PDP offers free medical screening in February

The content originally appeared on: News Americas Now

Black Immigrant Daily News

The content originally appeared on: Trinidad and Tobago Newsday

PDP political leader Watson Duke, right, with representatives from medical companies who will be offering their services free to the public. Photo by PDP

THE Progressive Democratic Patriots (PDP) has partnered with Alexandra Imaging, Purivo Dialysis, Rush Medical Services, and Valley Medical Centre to offer free medical screening to the public.

The project was launched on Sunday at the Hyatt Regency in Port of Spain and caters to everyone living in Trinidad and Tobago, including migrants.

At the launch, which was streamed live on Facebook, all speeches were translated into Spanish.

The screenings will be available every Saturday in Trinidad and every Wednesday in Tobago, in February

Over the past week, PDP has transformed the ground floor of its Second Street, Barataria headquarters to accommodate the medical professionals and their equipment. In Tobago, the public can visit its PDP headquarters at Port Mall in Scarborough.

The project, which is called the Watson Solomon Duke Initiative, focuses on providing high-quality primary medical and dental care with the objective of being an accessible, dependable alternative while decompressing the public system and providing a reproducible and scalable model for healthcare.

PDP said it has assembled a multidisciplinary team of general and specialist doctors.
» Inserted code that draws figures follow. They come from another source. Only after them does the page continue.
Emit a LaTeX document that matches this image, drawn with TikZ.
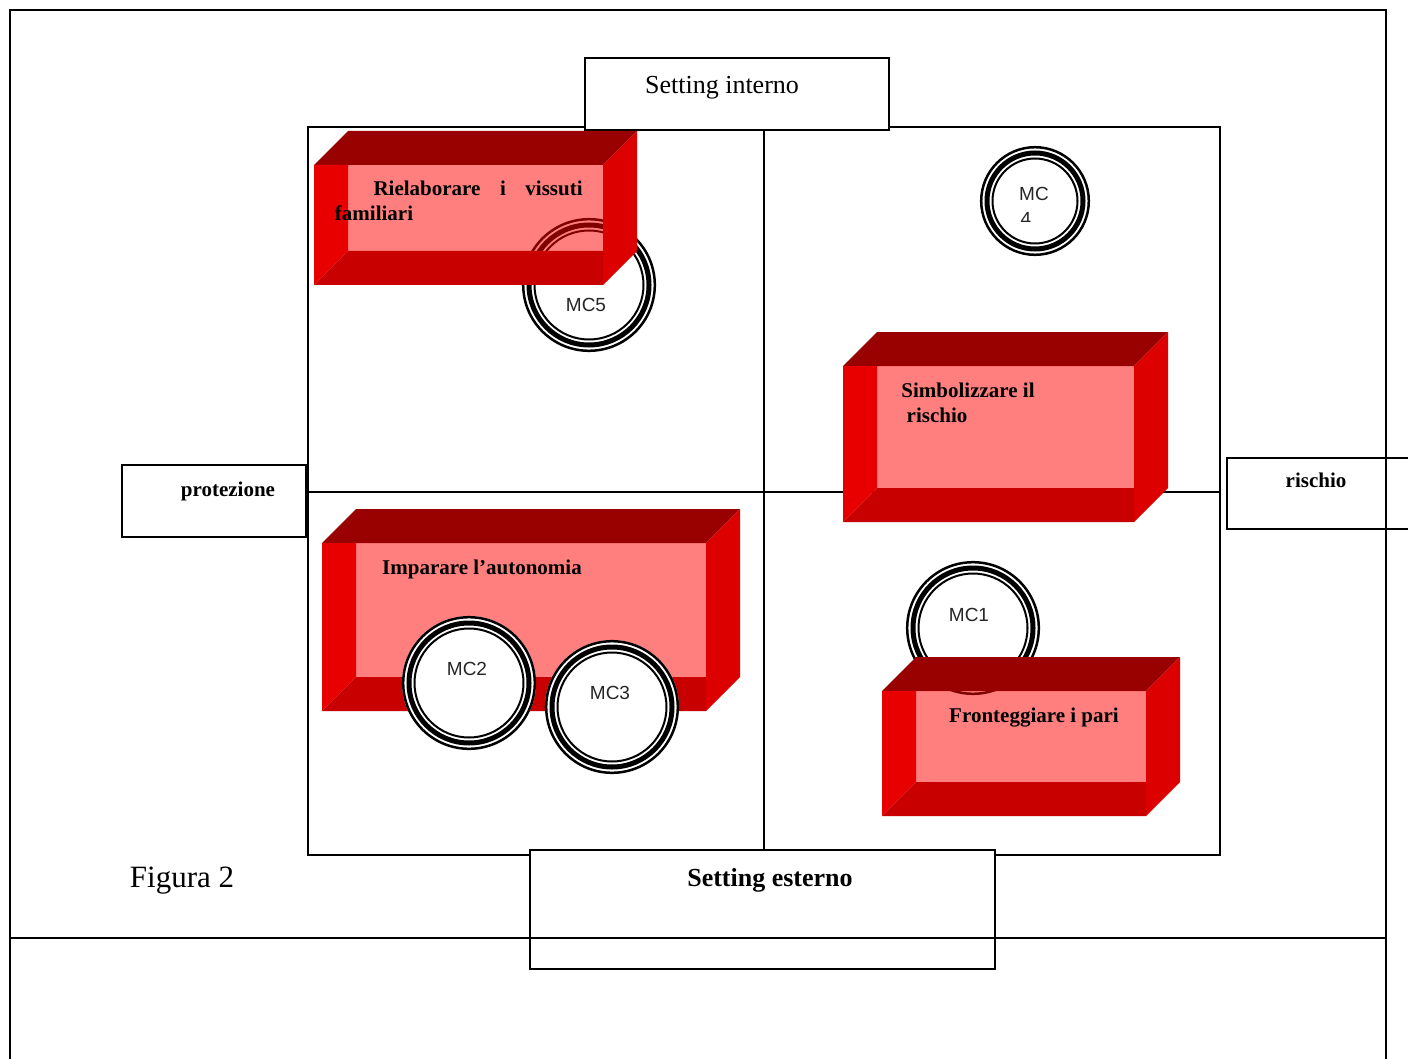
\documentclass[tikz,border=0pt]{standalone}
\usepackage{fontspec}
\setmainfont{Liberation Serif}
\newfontfamily\arialf{Liberation Sans}
\definecolor{topc}{HTML}{990000}
\definecolor{leftc}{HTML}{E80000}
\definecolor{botc}{HTML}{C80000}
\definecolor{rightc}{HTML}{DC0000}
\newcommand\cubebox[4]{%
  \fill[topc] (#1,#2+34) -- (#1+34,#2) -- (#3,#2) -- (#3-34,#2+34) -- cycle;
  \fill[leftc] (#1,#2+34) -- (#1+34,#2+34) -- (#1+34,#4-34) -- (#1,#4) -- cycle;
  \fill[botc] (#1,#4) -- (#1+34,#4-34) -- (#3-34,#4-34) -- (#3-34,#4) -- cycle;
  \fill[rightc] (#3-34,#2+34) -- (#3,#2) -- (#3,#4-34) -- (#3-34,#4) -- cycle;
  \fill[red, fill opacity=0.5] (#1+34,#2+34) rectangle (#3-34,#4-34);
}
\newcommand\mcring[3]{%
  \fill[white] (#1,#2) circle[radius=#3];
  \draw[line width=2.5pt] (#1,#2) circle[radius=#3-1.2];
  \draw[line width=5pt] (#1,#2) circle[radius=#3-7];
  \draw[line width=2pt] (#1,#2) circle[radius=#3-12.5];
}
\begin{document}
\begin{tikzpicture}[x=1pt,y=-1pt,
  frame/.style={line width=2pt, black},
  lbl/.style={font=\fontsize{21}{25}\selectfont\bfseries, inner sep=0pt, anchor=base},
  mclbl/.style={font=\arialf\fontsize{19}{23}\selectfont, text=black!85, inner sep=0pt, anchor=base},
  whitebox/.style={draw=black, line width=2pt, fill=white},
  openbox/.style={draw=black, line width=2pt}
]
\clip (0,0) rectangle (1408,1059);
\fill[white] (0,0) rectangle (1408,1059);

% outer frame
\draw[frame] (10,1070) -- (10,10) -- (1386,10) -- (1386,1070);

% quadrant grid
\draw[frame] (308,127) rectangle (1220,855);
\draw[frame] (764,127) -- (764,855);
\draw[frame] (308,492) -- (1220,492);

% setting interno
\draw[whitebox] (585,58) rectangle (889,130);
\node[font=\fontsize{26}{30}\selectfont, inner sep=0pt, anchor=base] (sint) at (722,94) {Setting interno};

% circles behind boxes
\mcring{589}{285}{67}
\mcring{1035}{201}{55}
\mcring{973}{628}{67}

% red cubes
\cubebox{314}{131}{637}{285}
\cubebox{843}{332}{1168}{522}
\cubebox{322}{509}{740}{711}
\cubebox{882}{657}{1180}{816}

% circles in front
\mcring{469}{683}{67}
\mcring{612}{707}{67}

% cube texts
\node[lbl] (r1) at (427,196) {Rielaborare};
\node[lbl] (r2) at (503,196) {i};
\node[lbl] (r3) at (554,196) {vissuti};
\node[lbl] (r4) at (374,221) {familiari};
\node[lbl] (s1) at (968,397) {Simbolizzare il};
\node[lbl] (s2) at (937,422) {rischio};
\node[lbl] (im) at (482,574) {Imparare l’autonomia};
\node[lbl] (fr) at (1034,722) {Fronteggiare i pari};

% circle labels
\node[mclbl] (mc5) at (586,312) {MC5};
\node[mclbl] (mc4) at (1034,201) {MC};
\begin{scope}
  \clip (980,150) rectangle (1090,221.5);
  \node[mclbl] (mc4b) at (1026,226) {4};
\end{scope}
\node[mclbl] (mc1) at (969,621) {MC1};
\node[mclbl] (mc2) at (467,675) {MC2};
\node[mclbl] (mc3) at (610,699) {MC3};

% side boxes
\draw[whitebox] (122,465) rectangle (306,537);
\node[lbl] (prot) at (228,496) {protezione};
\draw[openbox] (1227,458) rectangle (1420,529);
\node[lbl] (risc) at (1316,487) {rischio};

% setting esterno
\draw[whitebox] (530,850) rectangle (995,969);
\node[lbl, font=\fontsize{26}{30}\selectfont\bfseries] (sest) at (770,886) {Setting esterno};

\draw[frame] (10,938) -- (1386,938);

\node[font=\fontsize{31}{35}\selectfont, inner sep=0pt, anchor=base] (fig) at (182,887) {Figura 2};
\end{tikzpicture}
\end{document}
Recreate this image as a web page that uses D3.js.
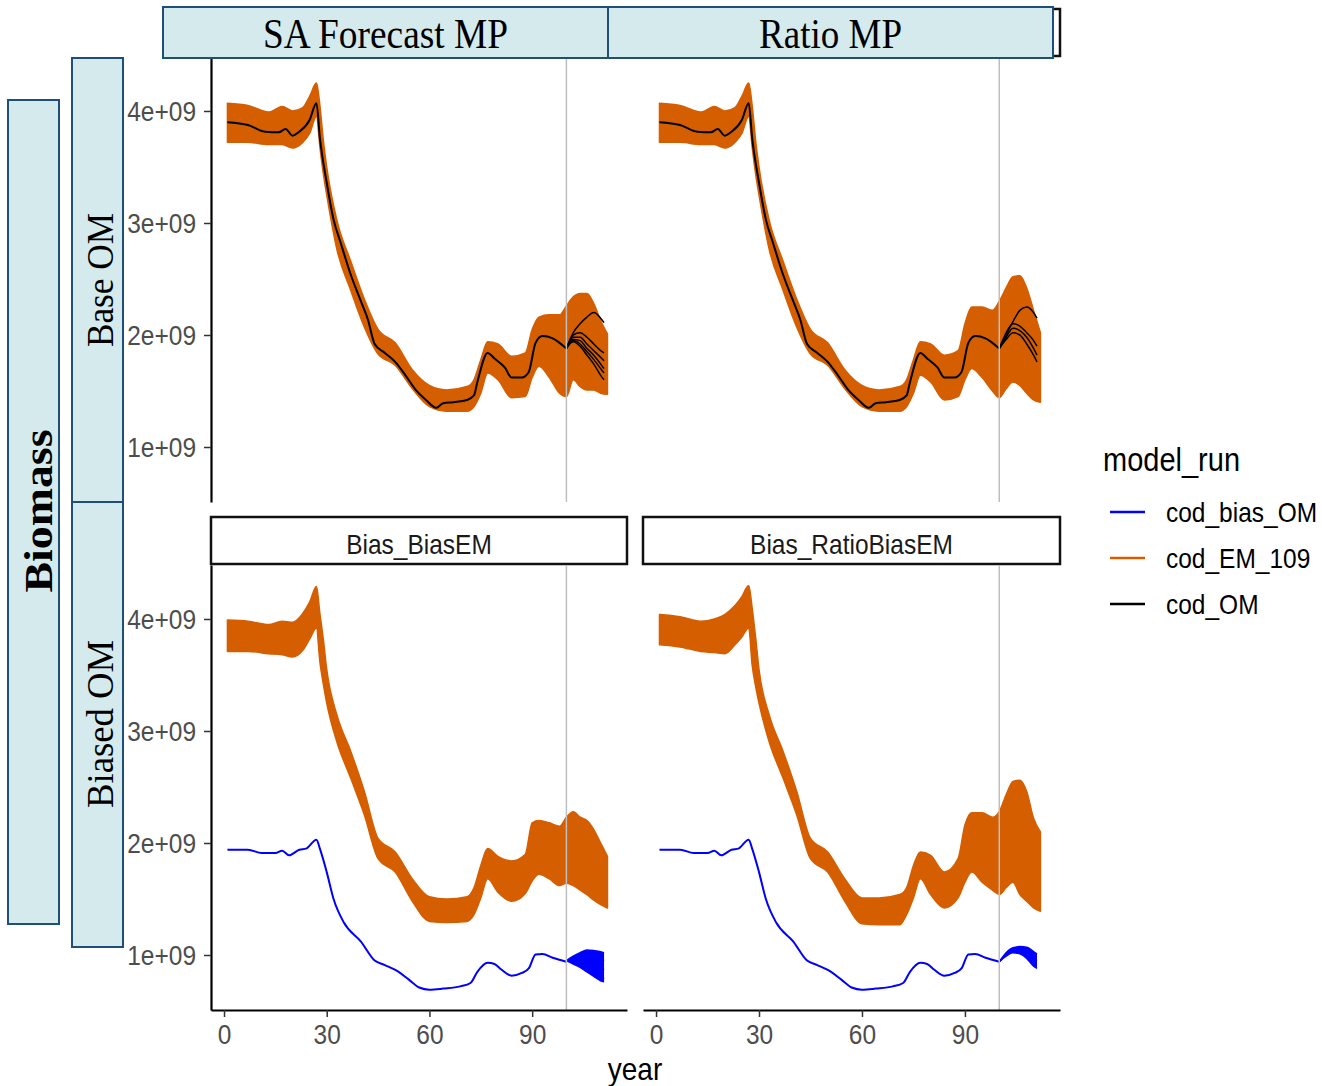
<!DOCTYPE html>
<html>
<head>
<meta charset="UTF-8">
<title>Biomass by MP and OM</title>
<script src="https://cdn.jsdelivr.net/npm/d3@7"></script>
<style>
  body { margin: 0; background: #fff; }
  svg { display: block; font-family: "Liberation Sans", Arial, sans-serif; }
</style>
</head>
<body>
<svg id="chart" width="1322" height="1086"></svg>
<script>
// all biomass values in units of 1e9

// operating model (base), historical years
var omYear = [1, 7, 12, 16, 18, 20, 22, 25, 27, 28, 30, 32, 34, 37, 40, 42, 44, 47, 50, 53, 56, 59, 62, 64, 67, 71, 73, 74, 77, 79, 82, 84, 87, 89, 91, 93, 96, 98, 100];
var omBase = [3.90, 3.875, 3.815, 3.81, 3.84, 3.78, 3.815, 3.92, 4.07, 3.76, 3.36, 3.03, 2.83, 2.54, 2.30, 2.14, 1.92, 1.84, 1.76, 1.64, 1.51, 1.42, 1.35, 1.39, 1.40, 1.42, 1.46, 1.58, 1.84, 1.79, 1.71, 1.62, 1.62, 1.67, 1.93, 1.99, 1.97, 1.93, 1.88];

// biased operating model, historical years
var biasYear = [1, 7, 11, 15, 17, 19, 22, 24, 27, 28, 30, 32, 35, 40, 44, 47, 51, 54, 57, 60, 64, 69, 72, 74, 77, 79, 81, 84, 87, 89, 91, 93, 96, 100];
var biasOM = [1.94, 1.94, 1.91, 1.91, 1.93, 1.89, 1.94, 1.95, 2.03, 1.95, 1.74, 1.50, 1.29, 1.12, 0.95, 0.91, 0.85, 0.78, 0.71, 0.69, 0.70, 0.72, 0.75, 0.85, 0.93, 0.92, 0.87, 0.815, 0.84, 0.88, 1.005, 1.01, 0.975, 0.94];

// OM projections (several iterations)
var projYear = [100, 102, 104, 106, 108, 110, 111];
var projTL = [
  [1.88, 2.02, 2.10, 2.16, 2.20, 2.15, 2.11],
  [1.88, 2.00, 2.02, 1.98, 1.92, 1.86, 1.84],
  [1.88, 1.98, 1.98, 1.92, 1.86, 1.80, 1.77],
  [1.88, 1.96, 1.95, 1.88, 1.82, 1.74, 1.70],
  [1.88, 1.95, 1.92, 1.85, 1.78, 1.70, 1.66],
  [1.88, 1.94, 1.90, 1.82, 1.74, 1.64, 1.60]
];
var projTR = [
  [1.88, 2.00, 2.12, 2.22, 2.25, 2.20, 2.15],
  [1.88, 2.02, 2.10, 2.08, 2.02, 1.95, 1.90],
  [1.88, 1.98, 2.06, 2.04, 1.98, 1.88, 1.82],
  [1.88, 1.96, 2.02, 2.00, 1.92, 1.82, 1.76]
];
var projBL = [
  [0.95, 0.99, 1.02, 1.045, 1.04, 1.03, 1.02],
  [0.95, 0.97, 0.99, 1.00, 0.99, 0.97, 0.95],
  [0.95, 0.95, 0.95, 0.94, 0.92, 0.89, 0.87],
  [0.95, 0.93, 0.91, 0.88, 0.85, 0.81, 0.79],
  [0.95, 0.92, 0.89, 0.85, 0.81, 0.77, 0.76]
];
var projBR = [
  [0.94, 1.02, 1.065, 1.075, 1.07, 1.03, 1.01],
  [0.94, 1.00, 1.04, 1.04, 1.02, 0.97, 0.95],
  [0.94, 0.99, 1.02, 1.01, 0.97, 0.90, 0.88]
];

// estimation model runs: upper and lower edge of the bundle of runs
var emYear = [1, 7, 13, 17, 20, 23, 25, 27, 28, 29, 30, 33, 37, 41, 45, 50, 55, 60, 65, 71, 73, 75, 77, 80, 84, 88, 90, 92, 95, 98, 100, 102, 104, 106, 108, 110, 112];
var emTLhi = [4.07, 4.05, 3.99, 4.04, 4.00, 4.03, 4.13, 4.25, 4.05, 3.74, 3.50, 3.02, 2.66, 2.32, 2.05, 1.93, 1.69, 1.55, 1.51, 1.54, 1.60, 1.78, 1.94, 1.92, 1.81, 1.84, 2.05, 2.16, 2.18, 2.18, 2.26, 2.34, 2.37, 2.37, 2.28, 2.13, 2.01];
var emTLlo = [3.72, 3.72, 3.70, 3.70, 3.67, 3.72, 3.80, 3.95, 3.68, 3.44, 3.25, 2.76, 2.40, 2.07, 1.83, 1.73, 1.52, 1.36, 1.32, 1.32, 1.36, 1.48, 1.66, 1.60, 1.44, 1.45, 1.62, 1.72, 1.62, 1.48, 1.45, 1.60, 1.54, 1.51, 1.51, 1.48, 1.47];
var emTRhi = [4.07, 4.05, 3.99, 4.04, 4.00, 4.03, 4.13, 4.25, 4.05, 3.74, 3.50, 3.02, 2.66, 2.32, 2.05, 1.93, 1.69, 1.55, 1.51, 1.54, 1.60, 1.78, 1.94, 1.92, 1.82, 1.86, 2.10, 2.25, 2.25, 2.22, 2.30, 2.42, 2.52, 2.53, 2.42, 2.22, 2.02];
var emTRlo = [3.72, 3.72, 3.70, 3.70, 3.67, 3.72, 3.80, 3.95, 3.68, 3.44, 3.25, 2.76, 2.40, 2.07, 1.83, 1.73, 1.52, 1.36, 1.32, 1.32, 1.36, 1.48, 1.64, 1.58, 1.42, 1.45, 1.60, 1.70, 1.62, 1.50, 1.44, 1.52, 1.58, 1.55, 1.48, 1.42, 1.40];
var emBLhi = [3.99, 3.98, 3.95, 3.98, 3.97, 4.05, 4.15, 4.29, 4.05, 3.82, 3.55, 3.14, 2.82, 2.46, 2.04, 1.92, 1.68, 1.52, 1.50, 1.52, 1.60, 1.80, 1.95, 1.88, 1.84, 1.90, 2.18, 2.20, 2.18, 2.15, 2.23, 2.28, 2.23, 2.20, 2.12, 2.00, 1.88];
var emBLlo = [3.71, 3.71, 3.69, 3.68, 3.66, 3.72, 3.82, 3.92, 3.62, 3.42, 3.25, 2.90, 2.58, 2.25, 1.86, 1.74, 1.48, 1.30, 1.29, 1.30, 1.36, 1.51, 1.68, 1.56, 1.48, 1.55, 1.66, 1.72, 1.68, 1.62, 1.64, 1.62, 1.58, 1.54, 1.49, 1.45, 1.42];
var emBRhi = [4.04, 4.02, 3.98, 4.00, 4.04, 4.12, 4.20, 4.30, 4.10, 3.84, 3.55, 3.14, 2.82, 2.46, 2.04, 1.92, 1.68, 1.51, 1.51, 1.54, 1.60, 1.80, 1.92, 1.89, 1.74, 1.86, 2.16, 2.27, 2.27, 2.23, 2.28, 2.43, 2.55, 2.56, 2.46, 2.22, 2.10];
var emBRlo = [3.77, 3.75, 3.71, 3.70, 3.69, 3.77, 3.84, 3.92, 3.59, 3.40, 3.25, 2.90, 2.58, 2.25, 1.86, 1.74, 1.48, 1.28, 1.27, 1.27, 1.36, 1.51, 1.68, 1.54, 1.42, 1.51, 1.65, 1.74, 1.65, 1.58, 1.54, 1.60, 1.65, 1.54, 1.48, 1.42, 1.39];

var yTicks = [1, 2, 3, 4];
var xTicks = [0, 30, 60, 90];
var refYear = 100;
var legendKeys = ["cod_bias_OM", "cod_EM_109", "cod_OM"];
var legendColors = ["#0000ff", "#d55e00", "#000000"];

var BN = 1e9;
var ORANGE = "#d55e00";
var svg = d3.select("#chart");

// sans text is slightly stretched vertically in the source image
function stext(g, x, y, str, size, anchor, fill) {
  return g.append("text")
    .attr("transform", "translate(" + x + "," + y + ") scale(1,1.15)")
    .attr("text-anchor", anchor || "start")
    .attr("font-size", size)
    .attr("fill", fill || "#000")
    .text(str);
}

var cols = [[211, 627], [643, 1060]];
var rows = [[57, 502], [565, 1010]];
var xDom = [-3.8, 117.7];
var yDom = [0.509 * BN, 4.482 * BN];

var panels = [
  { c: 0, r: 0, hi: emTLhi, lo: emTLlo, omY: omYear, om: omBase, proj: projTL, color: "#000", fan: false },
  { c: 1, r: 0, hi: emTRhi, lo: emTRlo, omY: omYear, om: omBase, proj: projTR, color: "#000", fan: false },
  { c: 0, r: 1, hi: emBLhi, lo: emBLlo, omY: biasYear, om: biasOM, proj: projBL, color: "#0000ff", fan: true, strip: "Bias_BiasEM" },
  { c: 1, r: 1, hi: emBRhi, lo: emBRlo, omY: biasYear, om: biasOM, proj: projBR, color: "#0000ff", fan: true, strip: "Bias_RatioBiasEM" }
];

panels.forEach(function (p) {
  var x = d3.scaleLinear().domain(xDom).range(cols[p.c]);
  var y = d3.scaleLinear().domain(yDom).range([rows[p.r][1], rows[p.r][0]]);
  var g = svg.append("g");

  // strip
  var sy = rows[p.r][0] - 48;
  g.append("rect")
    .attr("x", cols[p.c][0]).attr("y", sy)
    .attr("width", cols[p.c][1] - cols[p.c][0]).attr("height", 47)
    .attr("fill", "#fff").attr("stroke", "#111").attr("stroke-width", 2.5);
  if (p.strip) {
    stext(g, (cols[p.c][0] + cols[p.c][1]) / 2, sy + 37, p.strip, 24.5, "middle", "#1a1a1a");
  }

  // EM runs bundle
  var area = d3.area()
    .curve(d3.curveMonotoneX)
    .x(function (d, i) { return x(emYear[i]); })
    .y0(function (d, i) { return y(p.lo[i] * BN); })
    .y1(function (d, i) { return y(p.hi[i] * BN); });
  g.append("path").datum(emYear)
    .attr("d", area)
    .attr("fill", ORANGE).attr("stroke", ORANGE).attr("stroke-width", 1.5)
    .attr("stroke-linejoin", "round");

  // OM
  var line = d3.line()
    .curve(d3.curveMonotoneX)
    .x(function (d) { return x(d[0]); })
    .y(function (d) { return y(d[1] * BN); });
  var omPts = p.omY.map(function (yr, i) { return [yr, p.om[i]]; });
  g.append("path").datum(omPts)
    .attr("d", line).attr("fill", "none")
    .attr("stroke", p.color).attr("stroke-width", 2).attr("stroke-linejoin", "round");

  if (p.fan) {
    var first = p.proj[0], last = p.proj[p.proj.length - 1];
    var fanArea = d3.area()
      .curve(d3.curveMonotoneX)
      .x(function (d) { return x(d); })
      .y0(function (d, i) { return y(last[i] * BN); })
      .y1(function (d, i) { return y(first[i] * BN); });
    g.append("path").datum(projYear)
      .attr("d", fanArea).attr("fill", p.color).attr("stroke", "none");
  }
  p.proj.forEach(function (run) {
    var pts = projYear.map(function (yr, i) { return [yr, run[i]]; });
    g.append("path").datum(pts)
      .attr("d", line).attr("fill", "none")
      .attr("stroke", p.color).attr("stroke-width", 1.5).attr("stroke-linejoin", "round");
  });

  // reference year
  g.append("line")
    .attr("x1", x(refYear)).attr("x2", x(refYear))
    .attr("y1", rows[p.r][0]).attr("y2", rows[p.r][1])
    .attr("stroke", "#bebebe").attr("stroke-width", 1.5);

  // axes
  if (p.c === 0) {
    var ya = g.append("g")
      .attr("transform", "translate(" + cols[0][0] + ",0)")
      .call(d3.axisLeft(y).tickValues(yTicks.map(function (v) { return v * BN; }))
        .tickFormat(function (d) { return (d / BN) + "e+09"; })
        .tickSize(7).tickSizeOuter(0).tickPadding(8));
    ya.select(".domain").attr("stroke", "#000").attr("stroke-width", 2.2);
    ya.selectAll(".tick line").attr("stroke", "#333").attr("stroke-width", 1.5);
    ya.selectAll(".tick text")
      .attr("font-size", 24.5).attr("fill", "#4d4d4d")
      .attr("font-family", "Liberation Sans, Arial, sans-serif")
      .attr("transform", "scale(1,1.15)");
  }
  if (p.r === 1) {
    var xa = g.append("g")
      .attr("transform", "translate(0," + rows[1][1] + ")")
      .call(d3.axisBottom(x).tickValues(xTicks).tickSize(7).tickSizeOuter(0).tickPadding(5));
    xa.select(".domain").attr("stroke", "#000").attr("stroke-width", 2.2);
    xa.selectAll(".tick line").attr("stroke", "#333").attr("stroke-width", 1.5);
    xa.selectAll(".tick text")
      .attr("font-size", 24.5).attr("fill", "#4d4d4d")
      .attr("font-family", "Liberation Sans, Arial, sans-serif")
      .attr("transform", "scale(1,1.15)");
  }
});

// axis title
stext(svg, 635, 1080, "year", 28, "middle", "#000");

// legend
var lg = svg.append("g");
stext(lg, 1103, 471, "model_run", 29, "start", "#000");
legendKeys.forEach(function (k, i) {
  var ly = 512 + i * 46;
  lg.append("line")
    .attr("x1", 1110).attr("x2", 1145).attr("y1", ly).attr("y2", ly)
    .attr("stroke", legendColors[i]).attr("stroke-width", 2.5);
  stext(lg, 1166, ly + 10, k, 24.5, "start", "#000");
});

// overlay labels (boxes pasted over the figure)
var BOX_FILL = "#d4eaec", BOX_LINE = "#1f4e79";
var ov = svg.append("g").attr("font-family", "Liberation Serif, Times New Roman, serif");
function box(x0, y0, x1, y1) {
  ov.append("rect").attr("x", x0).attr("y", y0)
    .attr("width", x1 - x0).attr("height", y1 - y0)
    .attr("fill", BOX_FILL).attr("stroke", BOX_LINE).attr("stroke-width", 2);
}
box(163, 7, 608, 58);
box(608, 7, 1053, 58);
ov.append("text").attr("x", 385.5).attr("y", 48).attr("text-anchor", "middle")
  .attr("font-size", 42).attr("textLength", 245).attr("lengthAdjust", "spacingAndGlyphs")
  .text("SA Forecast MP");
ov.append("text").attr("x", 830.5).attr("y", 48).attr("text-anchor", "middle")
  .attr("font-size", 42).attr("textLength", 143).attr("lengthAdjust", "spacingAndGlyphs")
  .text("Ratio MP");

box(8, 100, 59, 924);
box(72, 58, 123, 502);
box(72, 502, 123, 947);
function vtext(cx, cy, str, size, len, bold) {
  ov.append("text")
    .attr("transform", "translate(" + cx + "," + cy + ") rotate(-90)")
    .attr("text-anchor", "middle")
    .attr("font-size", size)
    .attr("font-weight", bold ? "bold" : "normal")
    .attr("textLength", len).attr("lengthAdjust", "spacingAndGlyphs")
    .text(str);
}
vtext(52, 511, "Biomass", 40, 163, true);
vtext(113, 280, "Base OM", 38, 134, false);
vtext(113, 724, "Biased OM", 38, 168, false);
</script>
</body>
</html>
These include dentists, nurses, medical administrators, physiotherapists, nutritionists and optometrists.

The aim is to have an “accessible, efficient, comprehensive assessment with an all-inclusive experience,” PDP’s deputy political leader Kezel Jackson said.

“We have developed a community outreach team, designed to provide primary care in rural and low-income communities and for persons who are differently-abled throughout TT.”

At the launch, Duke said the initiative was a humanitarian effort. He said he has no intention of attacking the government as he believes it was doing its best.

“We must do what we can at the same time. This is therefore a humanitarian effort and not a political effort,” he said.

He said the hot topic of discussion is crime and 600 murders last year but few are talking about the silent killer – hypertension, and other lifestyle diseases such as diabetes.

Duke said the team intends to go into communities to reach people who have mobility challenges.

“Even in the most remote areas we would go. We do not desire a building, we would operate from a tent,” he said.

He called on other organisations to come forward and join the initiative to ease the wait of people seeking urgent care.

It is hoped, through this project, vulnerable and high-risk communities would have screenings, assessments and medical evaluations at their fingertips.